● Set task
Scan the material that follows. Copy every line containing the word "chart".

● Data excerpt
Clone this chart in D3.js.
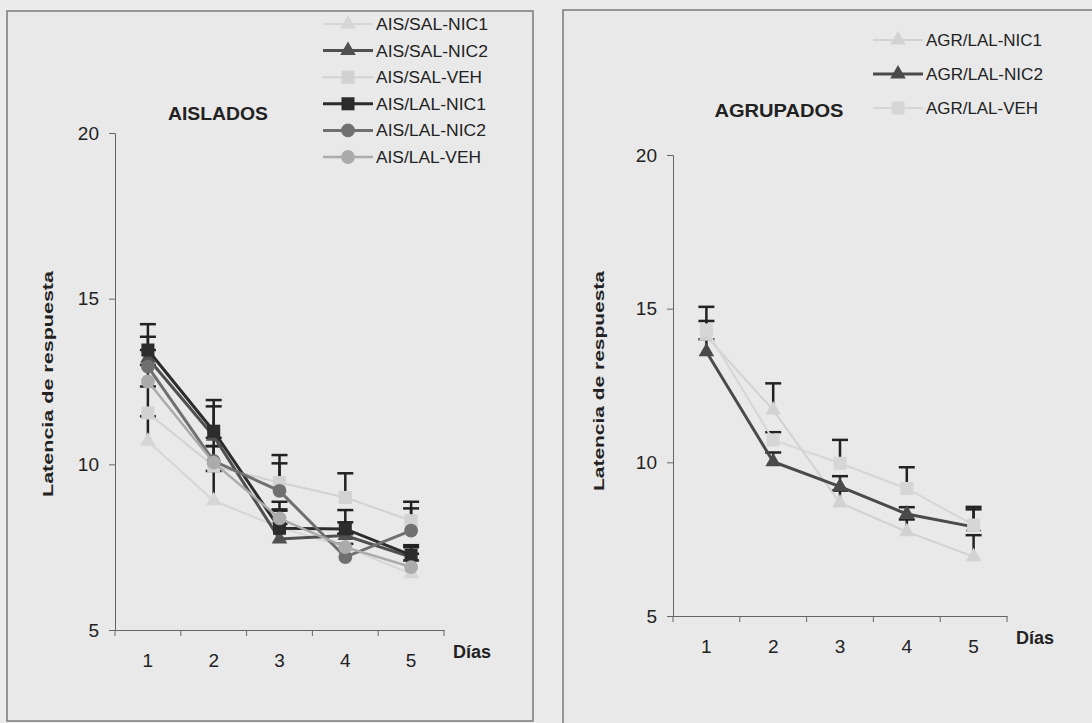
<!DOCTYPE html>
<html>
<head>
<script src="https://d3js.org/d3.v7.min.js"></script>
<style>
  body { margin: 0; background: #ebebeb; }
  text { font-family: "Liberation Sans", Arial, sans-serif; fill: #222; }
</style>
</head>
<body>
<div id="chart"></div>
<script>
// days on the x axis
var days = ["1", "2", "3", "4", "5"];

// AISLADOS panel
var aisNames = ["AIS/SAL-NIC1", "AIS/SAL-NIC2", "AIS/SAL-VEH", "AIS/LAL-NIC1", "AIS/LAL-NIC2", "AIS/LAL-VEH"];
var aisSalNic1 = [10.7, 8.9, 8.1, 7.5, 6.7];
var aisSalNic2 = [13.2, 10.85, 7.75, 7.85, 7.2];
var aisSalVeh  = [11.55, 9.95, 9.45, 9.0, 8.3];
var aisLalNic1 = [13.45, 11.0, 8.07, 8.05, 7.26];
var aisLalNic2 = [12.95, 10.1, 9.2, 7.2, 8.0];
var aisLalVeh  = [12.5, 10.05, 8.37, 7.5, 6.9];
var aisSalNic1Err = [0.75, 0.9, 0.5, 0.4, 0.4];
var aisSalNic2Err = [0.65, 0.9, 0.45, 0.4, 0.3];
var aisSalVehErr  = [0.8, 0.6, 0.58, 0.73, 0.37];
var aisLalNic1Err = [0.78, 0.94, 0.57, 0.57, 0.3];
var aisLalNic2Err = [0.5, 0.7, 1.08, 0.4, 0.87];
var aisLalVehErr  = [0.5, 0.5, 0.5, 0.4, 0.4];

// AGRUPADOS panel
var agrNames = ["AGR/LAL-NIC1", "AGR/LAL-NIC2", "AGR/LAL-VEH"];
var agrLalNic1 = [14.1, 11.7, 8.68, 7.74, 6.93];
var agrLalNic2 = [13.6, 10.02, 9.21, 8.32, 7.9];
var agrLalVeh  = [14.31, 10.73, 9.97, 9.15, 7.96];
var agrLalNic1Err = [0.5, 0.87, 0.4, 0.4, 0.7];
var agrLalNic2Err = [0.4, 0.3, 0.34, 0.22, 0.57];
var agrLalVehErr  = [0.75, 0.25, 0.76, 0.69, 0.59];

var yTicks = [5, 10, 15, 20];

var W = 1092, H = 723;
var svg = d3.select("#chart").append("svg")
    .attr("width", W).attr("height", H);

svg.append("rect").attr("width", W).attr("height", H).attr("fill", "#ebebeb");

function panel(cfg) {
    // frame
    svg.append("rect")
        .attr("x", cfg.frame[0]).attr("y", cfg.frame[1])
        .attr("width", cfg.frame[2]).attr("height", cfg.frame[3])
        .attr("fill", "#e9e9e9").attr("stroke", "#7a7a7a").attr("stroke-width", 1.5);

    var x = d3.scaleBand().domain(days).range([cfg.x0, cfg.x1]);
    var y = d3.scaleLinear().domain([5, 20]).range([cfg.yBottom, cfg.yTop]);

    var g = svg.append("g");

    var xAxis = g.append("g")
        .attr("transform", "translate(0," + cfg.yBottom + ")")
        .call(d3.axisBottom(x).tickSize(0).tickPadding(24));
    xAxis.select(".domain").attr("stroke", "#666");
    xAxis.selectAll("text").attr("font-size", 19).attr("fill", "#333");
    // tick marks between categories
    xAxis.selectAll("line.sep")
        .data(d3.range(days.length + 1))
        .enter().append("line")
        .attr("class", "sep")
        .attr("x1", function(i) { return cfg.x0 + i * x.step(); })
        .attr("x2", function(i) { return cfg.x0 + i * x.step(); })
        .attr("y1", 0).attr("y2", 6)
        .attr("stroke", "#666");

    var yAxis = g.append("g")
        .attr("transform", "translate(" + cfg.x0 + ",0)")
        .call(d3.axisLeft(y).tickValues(yTicks).tickSize(6).tickPadding(10));
    yAxis.select(".domain").attr("stroke", "#666");
    yAxis.selectAll("line").attr("stroke", "#666");
    yAxis.selectAll("text").attr("font-size", 19).attr("fill", "#333");

    g.append("text")
        .attr("x", cfg.x1 + 9).attr("y", cfg.yBottom + 28)
        .attr("font-size", 18).attr("font-weight", "bold")
        .text("Días");

    g.append("text")
        .attr("transform", "translate(" + cfg.yLabelX + "," + cfg.yLabelY + ") rotate(-90)")
        .attr("text-anchor", "middle")
        .attr("font-size", 15).attr("font-weight", "bold")
        .attr("textLength", cfg.yLabelLen).attr("lengthAdjust", "spacingAndGlyphs")
        .text("Latencia de respuesta");

    g.append("text")
        .attr("x", cfg.titleX).attr("y", cfg.titleY)
        .attr("text-anchor", "middle")
        .attr("font-size", 18).attr("font-weight", "bold")
        .attr("textLength", cfg.titleLen).attr("lengthAdjust", "spacingAndGlyphs")
        .text(cfg.title);

    var cx = function(i) { return x(days[i]) + x.bandwidth() / 2; };

    // error bars (plus only)
    cfg.series.forEach(function(s) {
        var eb = g.append("g");
        s.values.forEach(function(v, i) {
            var top = y(v + s.err[i]);
            eb.append("line")
                .attr("x1", cx(i)).attr("x2", cx(i))
                .attr("y1", y(v)).attr("y2", top)
                .attr("stroke", "#222").attr("stroke-width", 2.5);
            eb.append("line")
                .attr("x1", cx(i) - 8).attr("x2", cx(i) + 8)
                .attr("y1", top).attr("y2", top)
                .attr("stroke", "#222").attr("stroke-width", 2.5);
        });
    });

    var line = d3.line()
        .x(function(d, i) { return cx(i); })
        .y(function(d) { return y(d); });

    var sym = {
        triangle: d3.symbol().type(d3.symbolTriangle).size(105),
        square: d3.symbol().type(d3.symbolSquare).size(170),
        circle: d3.symbol().type(d3.symbolCircle).size(150)
    };

    cfg.series.forEach(function(s) {
        g.append("path")
            .datum(s.values)
            .attr("d", line)
            .attr("fill", "none")
            .attr("stroke", s.color)
            .attr("stroke-width", s.width);
        g.selectAll(null)
            .data(s.values)
            .enter().append("path")
            .attr("transform", function(d, i) { return "translate(" + cx(i) + "," + y(d) + ")"; })
            .attr("d", sym[s.shape])
            .attr("fill", s.color);
    });

    // legend
    var lg = g.append("g");
    cfg.series.forEach(function(s, i) {
        var ly = cfg.legY + i * cfg.legStep;
        lg.append("line")
            .attr("x1", cfg.legX).attr("x2", cfg.legX + 50)
            .attr("y1", ly).attr("y2", ly)
            .attr("stroke", s.color).attr("stroke-width", s.width);
        lg.append("path")
            .attr("transform", "translate(" + (cfg.legX + 25) + "," + ly + ")")
            .attr("d", sym[s.shape])
            .attr("fill", s.color);
        lg.append("text")
            .attr("x", cfg.legX + 53).attr("y", ly + 6)
            .attr("font-size", 16).attr("fill", "#333")
            .attr("textLength", cfg.legTextLen[i]).attr("lengthAdjust", "spacingAndGlyphs")
            .text(s.name);
    });
}

var aisColors = ["#d6d6d6", "#505050", "#d2d2d2", "#2c2c2c", "#707070", "#ababab"];
var aisShapes = ["triangle", "triangle", "square", "square", "circle", "circle"];
var aisWidths = [2, 3, 2, 3, 3, 2.5];
var aisValues = [aisSalNic1, aisSalNic2, aisSalVeh, aisLalNic1, aisLalNic2, aisLalVeh];
var aisErrs = [aisSalNic1Err, aisSalNic2Err, aisSalVehErr, aisLalNic1Err, aisLalNic2Err, aisLalVehErr];

panel({
    frame: [7, 11, 526, 710],
    x0: 115, x1: 444, yTop: 133, yBottom: 630,
    yLabelX: 53, yLabelY: 384, yLabelLen: 226,
    titleX: 218, titleY: 120, title: "AISLADOS", titleLen: 100,
    legX: 323, legY: 24, legStep: 26.6,
    legTextLen: [112, 112, 106, 110, 110, 105],
    series: aisNames.map(function(n, i) {
        return { name: n, values: aisValues[i], err: aisErrs[i], color: aisColors[i], shape: aisShapes[i], width: aisWidths[i] };
    })
});

var agrColors = ["#d2d2d2", "#4a4a4a", "#d6d6d6"];
var agrShapes = ["triangle", "triangle", "square"];
var agrWidths = [2, 3, 2];
var agrValues = [agrLalNic1, agrLalNic2, agrLalVeh];
var agrErrs = [agrLalNic1Err, agrLalNic2Err, agrLalVehErr];

panel({
    frame: [563, 10, 560, 740],
    x0: 673, x1: 1007, yTop: 155, yBottom: 616,
    yLabelX: 604, yLabelY: 381, yLabelLen: 220,
    titleX: 779, titleY: 117, title: "AGRUPADOS", titleLen: 129,
    legX: 873, legY: 40, legStep: 34,
    legTextLen: [116, 117, 112],
    series: agrNames.map(function(n, i) {
        return { name: n, values: agrValues[i], err: agrErrs[i], color: agrColors[i], shape: agrShapes[i], width: agrWidths[i] };
    })
});
</script>
</body>
</html>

● Solution
Clone this chart in D3.js.
<div id="chart"></div>
var svg = d3.select("#chart").append("svg")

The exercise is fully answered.